Brooklyn

Brooklyn 1

With the BAFTAs recently passed and the Academy Awards fast approaching, Brooklyn is set to be a firm favourite with the judging panel and audiences alike this year. Up for three Academy Awards – Best Picture, Best Actress and Best Adapted Screenplay – Brooklyn recently won it’s only BAFTA of six nominations; Best British Film.

Saoirse Ronan leads the film as Eilis Lacey, who leaves behind 1950s Ireland for Brooklyn, and the hope of a better future for herself. Mostly set in America, with the occasional jump back to Ireland, we see Eilis faced with choosing between her new, independent life in America, and the people she left behind in Ireland. This decision is made increasingly difficult when she becomes torn between two men; Anthony (Emory Cohen) and Jim (Domhnall Gleeson).

Saoirse Ronan is the prefect lead for this film, as she moves at ease between the nervous girl arriving in the big city, to the confident and passionate resident she becomes. On the surface, Brooklyn could appear to be a film with very little plot, and so could be deemed as boring. However, this is not the case, as Ronan takes us on the emotional journey of this character and the choices she has to make. The film is more about the character of Eilis, and less so about either country.

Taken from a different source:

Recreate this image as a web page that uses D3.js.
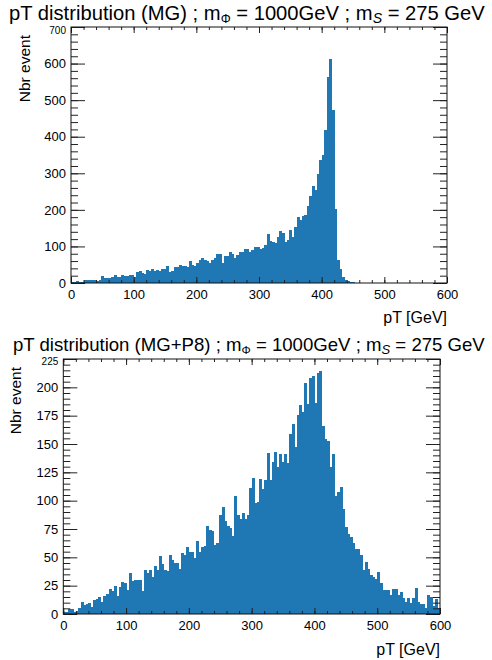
<!DOCTYPE html>
<html><head><meta charset="utf-8">
<script src="https://cdn.jsdelivr.net/npm/d3@7"></script>
<style>
body{margin:0;background:#fff;}
text{font-family:"Liberation Sans",Arial,Helvetica,sans-serif;fill:#000;}
</style>
</head><body>
<script>
// ---- data ----
const binWidth = 4; // GeV, 150 bins from 0 to 600
const topValues = [
 2,2,6,4,4,7,7,9,9,9,
 6,8,18,13,13,15,17,21,16,16,
 21,18,18,21,21,17,29,32,28,25,
 36,34,39,33,36,34,38,37,46,31,
 32,43,43,49,47,46,45,59,50,47,
 56,63,67,63,61,54,63,69,80,80,
 54,73,75,84,78,68,77,86,86,94,
 94,86,90,98,98,93,95,105,134,116,
 112,110,127,142,137,113,118,145,125,153,
 180,173,182,185,210,237,264,255,297,336,
 349,418,562,612,473,203,63,38,16,8,
 5,2,2,1,0,1,0,0,0,0,
 0,0,0,0,0,0,0,0,0,0,
 0,0,0,0,0,0,0,0,0,0,
 0,0,0,0,0,0,0,0,0,0
];
const bottomValues = [
 2,2,4,4,2,3,5,11,8,9,
 10,6,12,13,15,11,16,18,22,20,
 25,16,24,28,27,21,36,29,30,30,
 30,20,39,36,39,33,42,39,51,44,
 39,38,52,48,45,45,40,54,52,59,
 55,55,49,64,55,59,60,78,74,73,
 61,63,87,94,82,78,76,69,104,87,
 84,89,84,87,111,120,98,99,119,110,
 118,142,118,134,143,130,141,134,141,133,
 159,168,147,176,184,178,204,185,208,210,
 186,213,214,166,154,153,130,141,104,108,
 112,93,77,71,68,63,57,57,52,39,
 46,40,34,33,31,37,27,21,21,21,
 17,22,22,17,19,14,11,14,10,14,
 23,11,9,9,5,17,15,7,13,5
];
const xTicks = [0,100,200,300,400,500,600];
const topYTicks = [0,100,200,300,400,500,600,700];
const bottomYTicks = [0,25,50,75,100,125,150,175,200,225];
const topTitle = {main:"pT distribution (MG) ; m", sub1:"\u03A6", mid:" = 1000GeV ; m", sub2:"S", end:" = 275 GeV"};
const bottomTitle = {main:"pT distribution (MG+P8) ; m", sub1:"\u03A6", mid:" = 1000GeV ; m", sub2:"S", end:" = 275 GeV"};
const xLabel = "pT [GeV]";
const yLabel = "Nbr event";

// ---- drawing ----
const W = 492, H = 660;
const svg = d3.select("body").append("svg").attr("width", W).attr("height", H);
const color = "#1f77b4";

function panel(cfg) {
  const g = svg.append("g");
  const x = d3.scaleLinear().domain([0, 600]).range([cfg.left, cfg.right]);
  const y = d3.scaleLinear().domain([0, cfg.ymax]).range([cfg.bottom, cfg.top]);

  // bars
  g.append("g").attr("shape-rendering", "crispEdges")
    .selectAll("rect").data(cfg.values).join("rect")
    .attr("x", (d, i) => x(i * binWidth))
    .attr("width", (d, i) => x((i + 1) * binWidth) - x(i * binWidth) + 0.5)
    .attr("y", d => y(d))
    .attr("height", d => y(0) - y(d))
    .attr("fill", color);

  const xMinor = d3.range(0, 601, 20);
  const yMinor = d3.range(0, cfg.ymax + 0.001, cfg.yMinorStep);

  // bottom axis
  const bx = g.append("g").attr("transform", `translate(0,${cfg.bottom})`);
  bx.call(d3.axisBottom(x).tickValues(xMinor).tickSize(-3).tickFormat(""));
  bx.append("g").call(d3.axisBottom(x).tickValues(xTicks).tickSize(-6).tickPadding(7).tickFormat(d3.format("d")));
  // top axis
  const tx = g.append("g").attr("transform", `translate(0,${cfg.top})`);
  tx.call(d3.axisTop(x).tickValues(xMinor).tickSize(-3).tickFormat(""));
  tx.append("g").call(d3.axisTop(x).tickValues(xTicks).tickSize(-6).tickFormat(""));
  // left axis
  const ly = g.append("g").attr("transform", `translate(${cfg.left},0)`);
  ly.call(d3.axisLeft(y).tickValues(yMinor).tickSize(-7).tickFormat(""));
  ly.append("g").call(d3.axisLeft(y).tickValues(cfg.yTicks).tickSize(-14).tickPadding(cfg.yPad).tickFormat(d3.format("d")));
  // right axis
  const ry = g.append("g").attr("transform", `translate(${cfg.right},0)`);
  ry.call(d3.axisRight(y).tickValues(yMinor).tickSize(-7).tickFormat(""));
  ry.append("g").call(d3.axisRight(y).tickValues(cfg.yTicks).tickSize(-14).tickFormat(""));

  g.selectAll(".domain").remove();
  g.selectAll(".tick line").attr("stroke", "#222").attr("stroke-width", 1);
  g.selectAll(".tick text").attr("font-size", 13).attr("fill", "#111")
    .style("font-family", '"Liberation Sans",Arial,sans-serif');
  // top label smaller as in ROOT output
  ly.selectAll(".tick text").filter(d => d === cfg.ymax).attr("font-size", 10).attr("dy", cfg.topLabelDy);

  // frame
  g.append("rect").attr("x", cfg.left).attr("y", cfg.top)
    .attr("width", cfg.right - cfg.left).attr("height", cfg.bottom - cfg.top)
    .attr("fill", "none").attr("stroke", "#111").attr("stroke-width", 1);

  // title
  const t = g.append("text").attr("x", cfg.titleX).attr("y", cfg.titleY).attr("font-size", cfg.titleSize);
  t.append("tspan").text(cfg.title.main);
  t.append("tspan").text(cfg.title.sub1).attr("font-size", cfg.titleSize * 0.62).attr("dy", 3);
  t.append("tspan").text(cfg.title.mid).attr("dy", -3);
  t.append("tspan").text(cfg.title.sub2).attr("font-size", cfg.titleSize * 0.7).attr("font-style", "italic").attr("dy", 3);
  t.append("tspan").text(cfg.title.end).attr("dy", -3);

  // axis titles
  g.append("text").attr("x", cfg.right).attr("y", cfg.xLabelY).attr("text-anchor", "end")
    .attr("font-size", 16).text(xLabel);
  g.append("text").attr("transform", `translate(${cfg.yLabelX},${cfg.top + 8}) rotate(-90)`)
    .attr("text-anchor", "end").attr("font-size", 15.5).text(yLabel);
}

panel({left: 71, right: 447, top: 27, bottom: 283, ymax: 700, yMinorStep: 20,
  values: topValues, yTicks: topYTicks, yPad: 5, title: topTitle, topLabelDy: "0.62em",
  titleX: 9, titleY: 19.5, titleSize: 20.2, xLabelY: 323, yLabelX: 30});
panel({left: 63.3, right: 440, top: 359, bottom: 614, ymax: 225, yMinorStep: 5,
  values: bottomValues, yTicks: bottomYTicks, yPad: 5, title: bottomTitle, topLabelDy: "0.52em",
  titleX: 13, titleY: 350.5, titleSize: 18.6, xLabelY: 655, yLabelX: 21});
</script>
</body></html>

Ronan is clearly a remarkable actress for her youthful age, and has stood out on screen since winning the role of Briony Tallis in Atonement, aged just twelve. Although unlikely to win, she richly deserves her nomination for Best Actress this year.

Praise must also be given to Julie Walters as Madge Kehoe, the strict landlady who runs the boarding house in which Eilis resides. In a film filed with emotion, Walters is perfect at providing comic relief, to an otherwise dramatic film. Jim Broadbent also appears in a small role as Father Flood, an Irish priest living in New York.

Better known for his novels, including High Fidelity and About A Boy, both of which became acclaimed films, the screenplay comes from Nick Hornby. This is the fourth screenplay from Hornby, who also penned the excellent films An Education and Wild. It seems that anything Hornby has a part in is deemed for success, due to his enormous talent as a writer.

The 1950s settings and costumes are visually beautiful on screen, and it seems that the novel by Colm Tóibín, on which the film is based, will be selling in greater numbers due to the film’s success. I highly recommend Brooklyn for viewing delight this awards season.

Brooklyn will be released on DVD and Blu-ray on 29th February 2016.